Но в двадцатые годы такие стихи довольно редки. Поэтом и исключительно поэтом, всецело посвящённым лирическому выражению страданий своей души, Ильязд станет не раньше второй половины тридцатых годов. До этого времени он занимается в основном прозой, а между 1930 и 1937 гг. – преимущественно архитектурными и историческими исследованиями. Однако после неудачи с романом «Парижачьи», который он не смог издать из-за отсутствия денег, Ильязд ненадолго отдаляется от литературного творчества. Таким образом, можно сказать, что невидимость опять не совсем им выбрана, по крайней мере, поначалу. Вскоре после признания СССР Францией (октябрь 1924) он становится секретарём и переводчиком в советском полпредстве и работает над организацией советского павильона на Международной выставке современных декоративных и промышленных искусств (1925). К 1926 г. относится несколько значительных для него событий: в марте его увольняют с работы, в сентябре он женится на натурщице Аксель Брокар, а в 1927-м становится работником текстильного предприятия, которое приобретёт Коко Шанель (позднее он станет директором одной из фабрик). С тех пор Ильязд, кажется, добровольно исключает себя из поля зрения художественных и поэтических кругов Парижа. Он поддерживает отношения только с несколькими русскими поэтами и художниками Парижской школы, собирая их картины, и, похоже, выбирает своими друзьями самых бедных, малоизвестных из всех тех, кого знал до этого. К тому же он переселяется из центра столицы в пригород, что в тогдашнем Париже практически означает изгнание. Это добровольное отступление Ильязд описывает в первом из своих «Писем Моргану Филипсу Прайсу»: «Работаю я на фабрике шерстяных тканей, просиживаю вечера в кофейной, собираю живопись, люблю детей и жену и бесповоротно лысею. Почитываю изредка, да и то французов. Русских же книг и газет не вижу, в последних не пишу и подавно, и русская речь редко доходит до меня. А вместе из памяти выветривается прошлое и более не навещают меня вопросы, некогда волновавшие». А далее в рукописи следует фраза, вычеркнутая Ильяздом в окончательном варианте: «Я опустился и сделался обывателем». В этом тексте, написанном весной 1929 г., он упускает только одну деталь: он уже некоторое время занимается прозой, написал роман «Восхищение», начал писать роман «Посмертные труды». Вскоре он заново перепишет рассказ о своей жизни в Турции, преобразовав его в роман «Философия».

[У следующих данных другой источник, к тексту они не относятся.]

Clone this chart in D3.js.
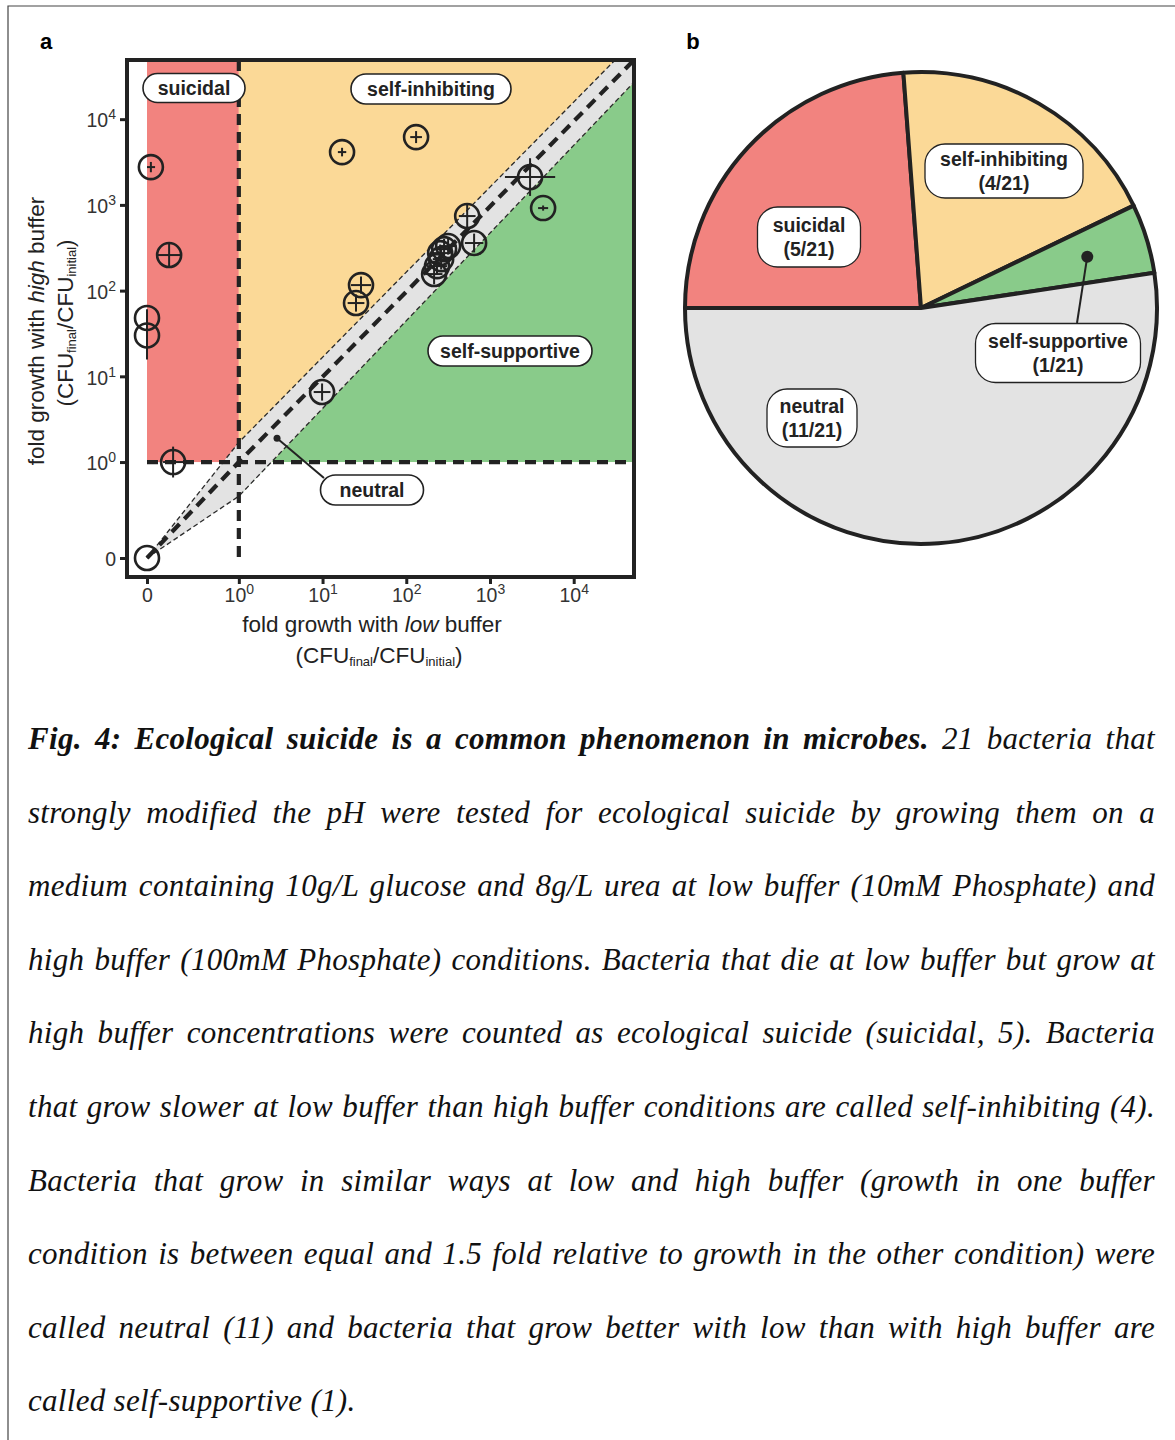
<!DOCTYPE html>
<html><head><meta charset="utf-8">
<script src="https://cdn.jsdelivr.net/npm/d3@7"></script>
<style>body{margin:0;background:#fff} svg{display:block}</style>
</head><body>
<svg id="c" width="1175" height="1440"></svg>
<script>
// ---------------- DATA ----------------
const categories = ["suicidal", "self-inhibiting", "self-supportive", "neutral"];
const counts = [5, 4, 1, 11];
const total = 21;
const catColors = ["#F2837F", "#FBD997", "#89CB8A", "#E3E3E3"];

// scatter: fold growth with low buffer (x) and high buffer (y)
const pointCategory = ["suicidal","suicidal","suicidal","suicidal","suicidal",
  "self-inhibiting","self-inhibiting","self-inhibiting","self-inhibiting",
  "self-supportive",
  "neutral","neutral","neutral","neutral","neutral","neutral","neutral","neutral","neutral","neutral","neutral"];
const lowBuffer  = [0.089, 0.147, 0, 0, 0.164, 17.1, 131, 28.8, 25.1, 4310, 0, 9.87, 3010, 534, 646, 316, 283, 254, 261, 233, 215];
const highBuffer = [2760, 260, 48, 30, 1.0, 4130, 6180, 116, 71.6, 918, 0, 6.56, 2110, 741, 359, 331, 305, 274, 233, 193, 156];
// error bars, in decades (log10 units)
const lowErr  = [0.05, 0.14, 0, 0, 0.12, 0.05, 0.07, 0.12, 0.10, 0.06, 0, 0.10, 0.30, 0.10, 0.11, 0.10, 0.10, 0.12, 0.10, 0.12, 0.10];
const highErr = [0.06, 0.14, 0.10, 0.28, 0.18, 0.05, 0.07, 0.10, 0.10, 0.03, 0, 0.10, 0.22, 0.15, 0.11, 0.10, 0.12, 0.10, 0.12, 0.10, 0.12];

const xTicks = [0, 1, 10, 100, 1000, 10000];
const yTicks = [0, 1, 10, 100, 1000, 10000];
const xDomain = [0.08, 52500];
const yDomain = [0.076, 49000];
// neutral band boundaries (data space)
const neutralUpper = [[0, 0], [1, 1.7], [31200, 49000]];
const neutralLower = [[0, 0], [1, 0.4], [52500, 27000]];
const neutralMarker = [2.86, 1.9];

const captionBold = "Fig. 4: Ecological suicide is a common phenomenon in microbes.";
const captionLines = [
  " 21 bacteria that",
  "strongly modified the pH were tested for ecological suicide by growing them on a",
  "medium containing 10g/L glucose and 8g/L urea at low buffer (10mM Phosphate) and",
  "high buffer (100mM Phosphate) conditions. Bacteria that die at low buffer but grow at",
  "high buffer concentrations were counted as ecological suicide (suicidal, 5). Bacteria",
  "that grow slower at low buffer than high buffer conditions are called self-inhibiting (4).",
  "Bacteria that grow in similar ways at low and high buffer (growth in one buffer",
  "condition is between equal and 1.5 fold relative to growth in the other condition) were",
  "called neutral (11) and bacteria that grow better with low than with high buffer are",
  "called self-supportive (1)."
];

// ---------------- DRAW ----------------
const svg = d3.select("#c");
const SANS = "'Liberation Sans', Arial, sans-serif";
const INK = "#222";

// page frame
svg.append("path").attr("d", "M8,1440 V6 H1175").attr("fill", "none").attr("stroke", "#444").attr("stroke-width", 1.2);

// panel letters
svg.append("text").attr("x", 46).attr("y", 49).attr("text-anchor", "middle")
  .attr("font-family", SANS).attr("font-weight", "bold").attr("font-size", 22).text("a");
svg.append("text").attr("x", 693).attr("y", 49).attr("text-anchor", "middle")
  .attr("font-family", SANS).attr("font-weight", "bold").attr("font-size", 22).text("b");

const L = 127, R = 634, T = 60, B = 577;
const x = d3.scaleLog().domain(xDomain).range([147, R]).clamp(true);
const y = d3.scaleLog().domain(yDomain).range([558, T]).clamp(true);
const col = c => catColors[categories.indexOf(c)];

svg.append("defs").append("clipPath").attr("id", "plotclip")
  .append("rect").attr("x", L).attr("y", T).attr("width", R - L).attr("height", B - T);
const plot = svg.append("g").attr("clip-path", "url(#plotclip)");
const xMax = xDomain[1], yMax = yDomain[1];
const line = d3.line().x(d => x(d[0])).y(d => y(d[1]));

// regions
plot.append("rect").attr("x", x(0)).attr("y", y(yMax)).attr("width", x(1) - x(0)).attr("height", y(1) - y(yMax))
  .attr("fill", col("suicidal"));
plot.append("rect").attr("x", x(1)).attr("y", y(yMax)).attr("width", x(xMax) - x(1)).attr("height", y(1) - y(yMax))
  .attr("fill", col("self-inhibiting"));
plot.append("path").attr("d", line([neutralLower[1], neutralLower[2], [xMax, 1], [1, 1]]) + "Z")
  .attr("fill", col("self-supportive"));
const band = neutralUpper.concat([[xMax, yMax]], neutralLower.slice().reverse());
plot.append("path").attr("d", line(band) + "Z").attr("fill", col("neutral"));

// band boundaries
[neutralUpper, neutralLower].forEach(b => {
  plot.append("path").attr("d", line(b)).attr("fill", "none").attr("stroke", "#2a2a2a")
    .attr("stroke-width", 1.3).attr("stroke-dasharray", "5,3");
});
// thick dashed lines
const thick = (pts) => plot.append("path").attr("d", line(pts)).attr("fill", "none")
  .attr("stroke", INK).attr("stroke-width", 4.2).attr("stroke-dasharray", "11,7");
thick([[1, yMax], [1, 0]]);
thick([[0, 1], [xMax, 1]]);
thick([[0, 0], [1, 1], [xMax, yMax]]);

// neutral marker + leader
plot.append("line").attr("x1", x(neutralMarker[0])).attr("y1", y(neutralMarker[1]))
  .attr("x2", 324).attr("y2", 478).attr("stroke", INK).attr("stroke-width", 2);
plot.append("circle").attr("cx", x(neutralMarker[0])).attr("cy", y(neutralMarker[1])).attr("r", 3.5).attr("fill", INK);

// points
const pts = lowBuffer.map((v, i) => ({x: v, y: highBuffer[i], ex: lowErr[i], ey: highErr[i], c: pointCategory[i]}));
const pg = plot.append("g");
pts.forEach(p => {
  const cx = x(p.x), cy = y(p.y);
  if (p.ex > 0) pg.append("line").attr("x1", x(p.x / Math.pow(10, p.ex))).attr("x2", x(p.x * Math.pow(10, p.ex)))
    .attr("y1", cy).attr("y2", cy).attr("stroke", INK).attr("stroke-width", 2);
  if (p.ey > 0) pg.append("line").attr("y1", y(p.y / Math.pow(10, p.ey))).attr("y2", y(p.y * Math.pow(10, p.ey)))
    .attr("x1", cx).attr("x2", cx).attr("stroke", INK).attr("stroke-width", 2);
  pg.append("circle").attr("cx", cx).attr("cy", cy).attr("r", 12).attr("fill", "none")
    .attr("stroke", INK).attr("stroke-width", 2.6);
});

// pill helper
function pill(g, cx, cy, w, h, lines, sw, rx) {
  g.append("rect").attr("x", cx - w / 2).attr("y", cy - h / 2).attr("width", w).attr("height", h)
    .attr("rx", rx).attr("ry", rx).attr("fill", "#fff").attr("stroke", INK).attr("stroke-width", sw);
  const lh = 24;
  lines.forEach((t, i) => {
    g.append("text").attr("x", cx).attr("y", cy + (i - (lines.length - 1) / 2) * lh + 7)
      .attr("text-anchor", "middle").attr("font-family", SANS).attr("font-weight", "bold")
      .attr("font-size", 19.5).attr("fill", INK).text(t);
  });
}
const lab = svg.append("g");
pill(lab, 194, 88, 102, 29, [categories[0]], 1.6, 14.5);
pill(lab, 431, 89, 160, 30, [categories[1]], 1.6, 15);
pill(lab, 510, 351, 164, 30, [categories[2]], 1.6, 15);
pill(lab, 372, 490, 103, 30, [categories[3]], 1.6, 15);

// frame
svg.append("rect").attr("x", L).attr("y", T).attr("width", R - L).attr("height", B - T)
  .attr("fill", "none").attr("stroke", INK).attr("stroke-width", 4);

// axes
function fmtTicks(sel) {
  sel.selectAll(".tick text").each(function (d) {
    const t = d3.select(this).text("");
    if (d === 0) { t.text("0"); return; }
    t.append("tspan").text("10");
    t.append("tspan").attr("dy", -8).attr("font-size", 14).text(Math.round(Math.log10(d)));
  });
}
const xa = svg.append("g").attr("transform", `translate(0,${B + 2})`)
  .call(d3.axisBottom(x).tickValues(xTicks).tickSize(5).tickPadding(4).tickFormat(d => d));
xa.select(".domain").remove();
xa.selectAll(".tick line").attr("stroke", INK).attr("stroke-width", 3);
xa.selectAll(".tick text").attr("font-family", SANS).attr("font-size", 19.5).attr("fill", "#333");
fmtTicks(xa);
const ya = svg.append("g").attr("transform", `translate(${L - 2},0)`)
  .call(d3.axisLeft(y).tickValues(yTicks).tickSize(5).tickPadding(4).tickFormat(d => d));
ya.select(".domain").remove();
ya.selectAll(".tick line").attr("stroke", INK).attr("stroke-width", 3);
ya.selectAll(".tick text").attr("font-family", SANS).attr("font-size", 19.5).attr("fill", "#333").attr("dy", "0.4em");
fmtTicks(ya);

// axis titles
function cfu(t) {
  t.append("tspan").text("(CFU");
  t.append("tspan").attr("font-size", 13).attr("dy", 3).text("final");
  t.append("tspan").attr("dy", -3).text("/CFU");
  t.append("tspan").attr("font-size", 13).attr("dy", 3).text("initial");
  t.append("tspan").attr("dy", -3).text(")");
}
const TS = 22.5;
const xt1 = svg.append("text").attr("x", 372).attr("y", 632).attr("text-anchor", "middle")
  .attr("font-family", SANS).attr("font-size", TS).attr("fill", INK);
xt1.append("tspan").text("fold growth with ");
xt1.append("tspan").attr("font-style", "italic").text("low");
xt1.append("tspan").text(" buffer");
const xt2 = svg.append("text").attr("x", 379).attr("y", 663).attr("text-anchor", "middle")
  .attr("font-family", SANS).attr("font-size", TS).attr("fill", INK);
cfu(xt2);
const yt = svg.append("g").attr("transform", "translate(44,331) rotate(-90)");
const yt1 = yt.append("text").attr("x", 0).attr("y", 0).attr("text-anchor", "middle")
  .attr("font-family", SANS).attr("font-size", TS).attr("fill", INK);
yt1.append("tspan").text("fold growth with ");
yt1.append("tspan").attr("font-style", "italic").text("high");
yt1.append("tspan").text(" buffer");
const yt2 = yt.append("text").attr("x", 8).attr("y", 29).attr("text-anchor", "middle")
  .attr("font-family", SANS).attr("font-size", TS).attr("fill", INK);
cfu(yt2);

// ---------------- PIE ----------------
const pcx = 921, pcy = 308, pr = 236;
const pie = d3.pie().sort(null).startAngle(-Math.PI / 2).endAngle(1.5 * Math.PI)(counts);
const arc = d3.arc().innerRadius(0).outerRadius(pr);
const pieG = svg.append("g").attr("transform", `translate(${pcx},${pcy})`);
pieG.selectAll("path").data(pie).join("path").attr("d", arc)
  .attr("fill", (d, i) => catColors[i]).attr("stroke", INK).attr("stroke-width", 4).attr("stroke-linejoin", "round");

// marker on the thin slice
const dotArc = d3.arc().innerRadius(174).outerRadius(174);
const dp = dotArc.centroid(pie[2]);
pieG.append("line").attr("x1", dp[0]).attr("y1", dp[1]).attr("x2", 1077 - pcx).attr("y2", 323 - pcy)
  .attr("stroke", INK).attr("stroke-width", 2);
pieG.append("circle").attr("cx", dp[0]).attr("cy", dp[1]).attr("r", 6).attr("fill", INK);

const pieLabelPos = [[809 - pcx, 237 - pcy, 103, 60], [1004 - pcx, 171 - pcy, 158, 54], [1058 - pcx, 353 - pcy, 165, 59], [812 - pcx, 418 - pcy, 90, 58]];
categories.forEach((c, i) => {
  const p = pieLabelPos[i];
  pill(pieG, p[0], p[1], p[2], p[3], [c, `(${counts[i]}/${total})`], 1.3, 20);
});

// ---------------- CAPTION ----------------
const SERIF = "'Liberation Serif', 'Times New Roman', serif";
const capL = 28, capR = 1155;
captionLines.forEach((ln, i) => {
  const t = svg.append("text").attr("x", capL).attr("y", 749 + i * 73.6)
    .attr("font-family", SERIF).attr("font-size", 31).attr("letter-spacing", 0.3)
    .attr("font-style", "italic").attr("fill", "#111")
    .attr("xml:space", "preserve");
  let full = ln;
  if (i === 0) {
    t.append("tspan").attr("font-weight", "bold").text(captionBold);
    t.append("tspan").text(ln);
    full = captionBold + ln;
  } else t.text(ln);
  if (i < captionLines.length - 1) {
    const nat = t.node().getComputedTextLength();
    const spaces = (full.match(/ /g) || []).length;
    if (spaces > 0) t.attr("word-spacing", (capR - capL - nat) / spaces);
  }
});
</script>
</body></html>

Интересно заметить, как по мере углубления Ильязда в невидимость его проза постепенно наполняется автобиографическими элементами. Ильязд как будто кружит вокруг лиризма, вытаскивая из своих воспоминаний болезненные образы грусти и меланхолии – это вечное топливо лирической поэзии. Это с особенной силой чувствуется в «Письмах Моргану Филипсу Прайсу» и во многих страницах «Философии». «Посмертные труды» пронзает ощущение тоски и ностальгии. Даже по великолепным вершинам «Восхищения» стелется лёгкая дымка грусти. Однако из всей этой работы прозаика перед читателем появится только «Восхищение». А после «Восхищения», вышедшего в 1930 г., Ильязд на десять лет вернётся к молчанию.
Сборник «Афет», публикация которого прервёт это молчание, является первой из тех напечатанных Ильяздом с помощью великих художников роскошных книг, которые принесут ему всемирную славу в издательских, библиофильских и художественных кругах, первой из книг последнего, издательского этапа творчества Ильязда. Он же – первая из пяти поэтических книг – «Афет», «Rahel», «Бригадный», «Письмо», «Приговор безмолвный» – которые составляют сердце настоящего издания. Все они написаны ультраклассическим пятистопным ямбом, который с того времени станет излюбленным размером Ильязда. К тому же поэт избрал для «Афета» самую известную, самую распространённую в европейской поэзии твёрдую поэтическую форму – сонет. Уже в 1938 г. в небольшом объявлении о подписке на новый сборник автор предупредил, каким ударом для поклонников модернизма будет этот поворот: «А кто мог бы предположить, что в 1938 году Ильязд, вечный клоун, доказывая тем самым всё своё мастерство в русской метрике, станет самым строгим представителем грустной и классической поэзии? А всё-таки не иначе как в произведении, составленном из 72 сонетов, выражается сегодня его противоречивое творчество». И как бы для того, чтобы утешить или, наоборот, ещё больше задеть строгих модернистов, он добавил фразу: «Афет будет альбомом, украшенным четырьмя офортами Пабло Пикассо».